** Begin **

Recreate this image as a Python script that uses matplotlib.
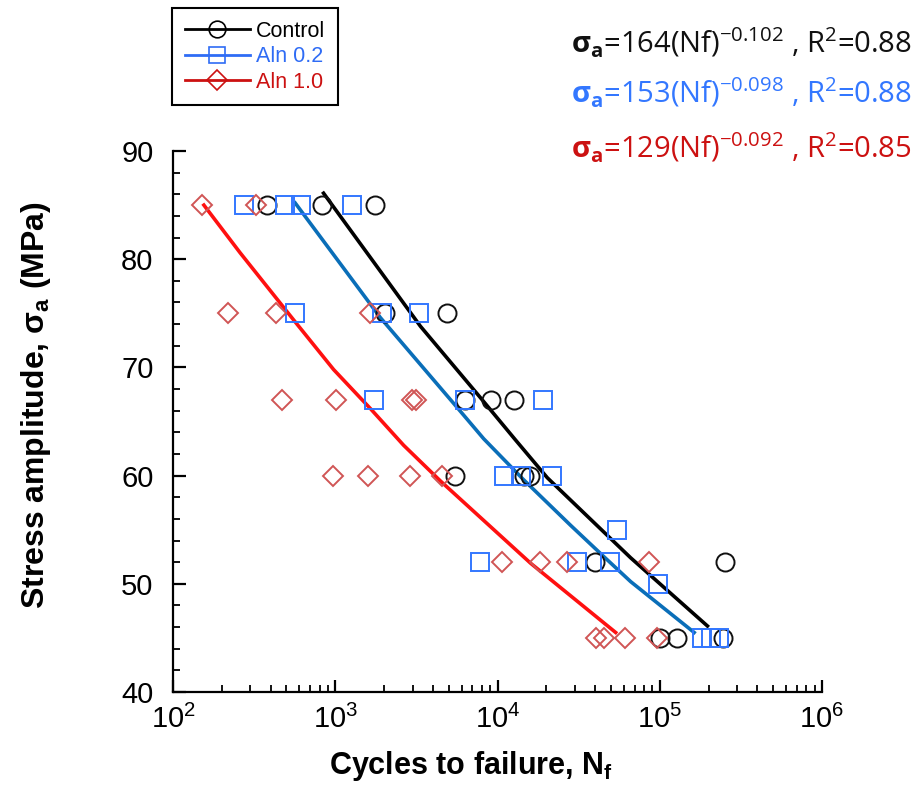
import numpy as np
import matplotlib
matplotlib.use("Agg")
import matplotlib.pyplot as plt
from matplotlib.lines import Line2D
from matplotlib.ticker import MultipleLocator, LogLocator, NullFormatter, FixedLocator

plt.rcParams['font.family'] = ['Liberation Sans', 'DejaVu Sans']
plt.rcParams['mathtext.fontset'] = 'custom'
plt.rcParams['mathtext.rm'] = 'Open Sans'
plt.rcParams['mathtext.it'] = 'Open Sans:italic'
plt.rcParams['mathtext.bf'] = 'Open Sans:bold'

# measured points (cycles, stress amplitude MPa)
control_N = [378, 828, 1766, 2037, 4889, 6340, 9057, 12620, 5440, 14600, 15800,
             39900, 251600, 100500, 127000, 247000]
control_S = [85, 85, 85, 75, 75, 67, 67, 67, 60, 60, 60, 52, 52, 45, 45, 45]

aln02_N = [274, 490, 613, 1268, 561, 1940, 3266, 1725, 6340, 19150, 11040, 14000,
           21700, 54800, 7780, 31000, 49100, 98200, 181500, 206500, 232500]
aln02_S = [85, 85, 85, 85, 75, 75, 75, 67, 67, 67, 60, 60, 60, 55, 52, 52, 52, 50,
           45, 45, 45]

aln10_N = [150, 325, 218, 430, 1644, 469, 1009, 2972, 3148, 973, 1600, 2900, 4550,
           10600, 18250, 26650, 85900, 40300, 45400, 60900, 96800]
aln10_S = [85, 85, 75, 75, 75, 67, 67, 67, 67, 60, 60, 60, 60, 52, 52, 52, 52,
           45, 45, 45, 45]

# fitted curves
fit_control_N = [847, 3350, 7850, 12900, 20280, 66200, 196800]
fit_control_S = [86.1, 73.8, 67.2, 63.3, 59.8, 52.4, 46.1]
fit_aln02_N = [566, 1897, 5637, 8225, 14520, 28240, 45300, 66200, 163000]
fit_aln02_S = [85.2, 74.6, 66.3, 63.4, 59.6, 55.4, 52.5, 50.2, 45.5]
fit_aln10_N = [155, 259, 553, 977, 1645, 2640, 4450, 16000, 53500]
fit_aln10_S = [85.0, 80.6, 74.4, 69.8, 66.2, 62.8, 59.5, 51.9, 45.5]

equations = [r'$\mathbf{\sigma_a}$=164(Nf)$^{-0.102}$ , R$^{2}$=0.88',
             r'$\mathbf{\sigma_a}$=153(Nf)$^{-0.098}$ , R$^{2}$=0.88',
             r'$\mathbf{\sigma_a}$=129(Nf)$^{-0.092}$ , R$^{2}$=0.85']
eq_colors = ['#111111', '#3377ff', '#cc1111']

fig = plt.figure(figsize=(9.18, 7.98), dpi=100)
ax = fig.add_axes([173/918, 1-692/798, (822-173)/918, (692-151)/798])

ms = 13
mew = 1.4
ax.plot(fit_control_N, fit_control_S, color='black', lw=2.6, zorder=3)
ax.plot(fit_aln02_N, fit_aln02_S, color='#0a6eb8', lw=2.6, zorder=3)
ax.plot(fit_aln10_N, fit_aln10_S, color='#ff1010', lw=2.6, zorder=3)

ax.plot(control_N, control_S, 'o', mfc='none', mec='#111111', ms=ms, mew=mew, zorder=4)
ax.plot(aln02_N, aln02_S, 's', mfc='none', mec='#3377ff', ms=ms, mew=mew, zorder=4)
ax.plot(aln10_N, aln10_S, 'D', mfc='none', mec='#d05555', ms=10.5, mew=mew, zorder=4)

ax.set_xscale('log')
ax.set_xlim(1e2, 1e6)
ax.set_ylim(40, 90)
ax.yaxis.set_major_locator(MultipleLocator(10))
ax.yaxis.set_minor_locator(MultipleLocator(2))
ax.xaxis.set_major_locator(FixedLocator([1e2, 1e3, 1e4, 1e5, 1e6]))
ax.xaxis.set_minor_locator(LogLocator(base=10, subs=np.arange(2, 10)))
ax.xaxis.set_minor_formatter(NullFormatter())
ax.set_xticklabels([r'$\mathregular{10^{%d}}$' % e for e in range(2, 7)])

for s in ['top', 'right']:
    ax.spines[s].set_visible(False)
for s in ['left', 'bottom']:
    ax.spines[s].set_linewidth(1.6)
ax.tick_params(which='major', direction='in', length=9, width=1.6, labelsize=21)
ax.tick_params(axis='y', pad=14)
ax.tick_params(axis='x', pad=9)
ax.tick_params(which='minor', direction='in', length=5, width=1.3)

ax.set_xlabel('Cycles to failure, N$\\mathregular{_f}$', fontsize=22, fontweight='bold')
ax.set_ylabel('Stress amplitude, $\\mathregular{\\sigma_a}$ (MPa)', fontsize=23,
              fontweight='bold')
ax.xaxis.set_label_coords(0.459, -0.105)
ax.yaxis.set_label_coords(-0.185, 0.53)

handles = [
    Line2D([], [], color='black', lw=2, marker='o', mfc='none', mec='black', ms=12, mew=1.2),
    Line2D([], [], color='#2f6cf5', lw=2, marker='s', mfc='none', mec='#2f6cf5', ms=12, mew=1.2),
    Line2D([], [], color='#cc1111', lw=2, marker='D', mfc='none', mec='#cc1111', ms=10, mew=1.2),
]
leg = fig.legend(handles, ['Control', 'Aln 0.2', 'Aln 1.0'], loc='upper left',
                 bbox_to_anchor=(172/918, 1-8/798), fontsize=15.5, handlelength=3.0,
                 fancybox=False, edgecolor='black', framealpha=1, borderpad=0.6,
                 labelspacing=0.2, handletextpad=0.3, borderaxespad=0,
                 labelcolor=['black', '#2f6cf5', '#cc1111'])
leg.get_frame().set_linewidth(1.5)

ys = [1-53/798, 1-103/798, 1-158/798]
for txt, c, y in zip(equations, eq_colors, ys):
    fig.text(912/918, y, txt, color=c, fontsize=21, family='Open Sans',
             ha='right', va='baseline')

fig.savefig('out.png', dpi=100)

** End **

WHAT THE TASK REQUIRES:
With the pictures left out, restate word for word every line of the data above, from the first down to the line that contains "plt.rcParams['mathtext.bf'] = 'Open".

ANSWER TO THE PROBLEM:
Recreate this image as a Python script that uses matplotlib.
import numpy as np
import matplotlib
matplotlib.use("Agg")
import matplotlib.pyplot as plt
from matplotlib.lines import Line2D
from matplotlib.ticker import MultipleLocator, LogLocator, NullFormatter, FixedLocator

plt.rcParams['font.family'] = ['Liberation Sans', 'DejaVu Sans']
plt.rcParams['mathtext.fontset'] = 'custom'
plt.rcParams['mathtext.rm'] = 'Open Sans'
plt.rcParams['mathtext.it'] = 'Open Sans:italic'
plt.rcParams['mathtext.bf'] = 'Open Sans:bold'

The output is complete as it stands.